A jury found Chauvin guilty of second degree murder, third degree murder and manslaughter in April. The average first-time offender convicted of second-degree murder in Minnesota is sentenced to 12 1/2 years in prison.
Chauvin, however, faces up to 40 years behind bars after Hennepin County Judge Peter Cahill found that aggravating factors in Floyd's death warrant a sentence that goes beyond the guidelines.
According to Nicole Gonzalez Van Cleve, an associate professor of sociology at Brown University, the US criminal justice system has become so racialized that it's easy to forget its goal is to protect society from dangerous people. Chauvin, she said, has proved to be a danger.
"There are so many Black people, Latinx people, who are in jail right now for drug crimes for decades of their lives," she said. "If this police officer then can get off with a little time served and a probation, it really shows that we have what [W. E. B.] Du Bois would call a double system of justice - a separate justice system for white people with privilege and power like Chauvin, and another side with undue severity for people of color and poor people."
But a long prison sentence is not what accountability looks like for Somil Trivedi, a senior staff attorney at the Criminal Law Reform Project.
"Unfortunately, because of America's long and sordid history with over-incarceration, we conflate accountability with long sentences," Trivedi said. "I think it's the wrong way to look at things because whatever we do to police officers, we're doing tenfold to people in the community, including the very people we're trying to protect from the Derek Chauvins in the world."
Advocates say long prison sentences aren't good for anyone
State prosecutors are seeking a 30-year prison sentence. Chauvin's defense team argues he should face only time served and probation, saying cops have shorter life spans than the general public.
Some research shows that longer prison sentences do not meaningfully reduce crime and, in some cases, can trigger recidivism. Long sentences also take incarcerated people away from their families, Trivedi said, potentially exposing them to addiction, depression, and violence. When they are released, they are more prone to misconduct, he added.
"I think that that same logic applies to police officers, and therefore I'm not banging the drum for a long sentence for Derek Chauvin," he said.
Trivedi says instead of relying on the fear of prosecution to keep officers from using excessive force, there should be systemic efforts to reduce the police footprint on communities and ensure aggressive officers don't stay on the force.
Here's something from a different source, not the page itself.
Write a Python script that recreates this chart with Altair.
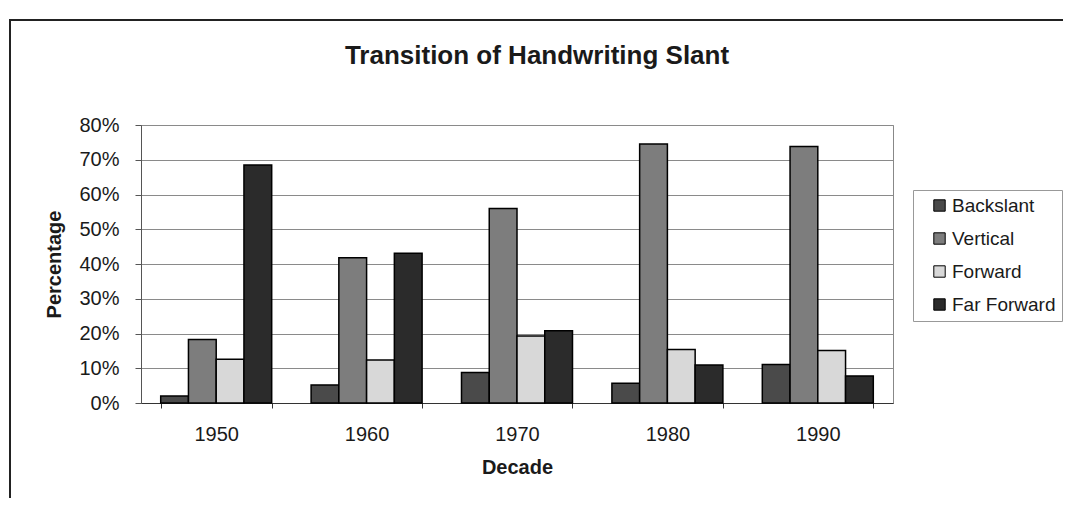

"We need to be making it easier for police officers to get fired, making their records more transparent, abolishing qualified immunity, all of the things that we've been talking about around police reform," Trivedi said. "Only after all of those things have been given a fair shot should we rely on criminal prosecution."
Without police reform, Chauvin's trial is "all that people had"
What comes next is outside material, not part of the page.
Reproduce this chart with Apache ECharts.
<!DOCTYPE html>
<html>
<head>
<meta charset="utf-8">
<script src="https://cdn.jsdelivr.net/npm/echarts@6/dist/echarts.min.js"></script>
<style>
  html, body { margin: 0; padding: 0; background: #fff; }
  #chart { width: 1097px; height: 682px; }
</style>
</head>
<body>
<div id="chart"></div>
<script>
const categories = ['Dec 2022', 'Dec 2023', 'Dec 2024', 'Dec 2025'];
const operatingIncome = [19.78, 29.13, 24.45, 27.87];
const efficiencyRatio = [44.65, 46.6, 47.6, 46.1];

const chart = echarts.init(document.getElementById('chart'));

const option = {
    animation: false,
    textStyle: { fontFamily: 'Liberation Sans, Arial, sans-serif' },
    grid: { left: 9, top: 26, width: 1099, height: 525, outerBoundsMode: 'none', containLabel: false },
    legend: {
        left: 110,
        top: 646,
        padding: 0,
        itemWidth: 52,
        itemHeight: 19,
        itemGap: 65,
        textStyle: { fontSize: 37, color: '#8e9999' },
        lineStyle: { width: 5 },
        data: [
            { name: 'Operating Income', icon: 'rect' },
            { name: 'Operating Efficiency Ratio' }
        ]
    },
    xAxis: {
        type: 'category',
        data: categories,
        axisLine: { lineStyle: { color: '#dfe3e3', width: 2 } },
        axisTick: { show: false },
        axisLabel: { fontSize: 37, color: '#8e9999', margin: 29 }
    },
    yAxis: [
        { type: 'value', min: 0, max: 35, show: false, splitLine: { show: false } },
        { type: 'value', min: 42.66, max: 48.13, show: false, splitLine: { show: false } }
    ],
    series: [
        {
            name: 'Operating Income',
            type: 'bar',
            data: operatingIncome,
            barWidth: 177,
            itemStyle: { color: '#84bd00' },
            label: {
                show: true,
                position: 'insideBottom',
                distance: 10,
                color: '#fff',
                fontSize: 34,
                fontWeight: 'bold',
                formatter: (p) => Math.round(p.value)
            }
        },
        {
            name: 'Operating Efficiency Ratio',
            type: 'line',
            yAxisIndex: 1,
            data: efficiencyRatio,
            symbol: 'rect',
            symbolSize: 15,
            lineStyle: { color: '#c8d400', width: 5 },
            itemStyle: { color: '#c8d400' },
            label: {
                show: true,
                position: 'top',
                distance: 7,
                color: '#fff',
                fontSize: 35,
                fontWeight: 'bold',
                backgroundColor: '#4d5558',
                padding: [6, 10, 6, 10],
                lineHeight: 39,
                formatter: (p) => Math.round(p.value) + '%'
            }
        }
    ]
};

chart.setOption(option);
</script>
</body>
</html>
Gonzalez Van Cleve agrees that long prison terms generally do more harm than good. But in the absence of meaningful police reform, she said longer sentences for officers who break the law become "an important proxy."
"This is where the ambivalence lies. People of color, reformists, abolitionists, many of them would not want lengthy sentences for almost anybody," Gonzalez Van Cleve said. "However, how do we measure the worth of a life? How do we measure George Floyd's life? I think that these are the types of inherent contradictions that happen when the system has no structures to hold the most powerful people - law enforcement - accountable."
Katherin Hervey, a former Los Angeles public defender and director of the documentary The Prison Within, which examines a restorative justice program, said she saw people on social media calling for prison violence against Chauvin following his guilty verdict. She said people often have vengeance in mind when they talk about what constitutes "justice."
"The same people who are screaming for reform are simultaneously screaming for him to get raped in prison," she said.
"People do have a right to celebrate a guilty verdict. He should have gotten a guilty verdict and it should not be a surprise to us that this man received a guilty verdict," she added. "However, our calls for extremely hard sentencing are really just doing more violence and it's just going to continue the cycles of trauma and shoving everything under the rug."
Gonzalez Van Cleave argued the stakes for sentencing Chauvin, or prosecuting any officer accused of killing a civilian, would be much lower if there were structures in place to remove cops from the force after the first allegation of serious misconduct. In addition to Friday's sentencing, Chauvin is facing federal civil rights charges stemming from both Floyd's murder and the violent 2017 arrest of a 14-year-old boy.
"That's why people put so much passion into this trial," Gonzalez Van Cleave said of the lack of meaningful police reform. "It's all that people had."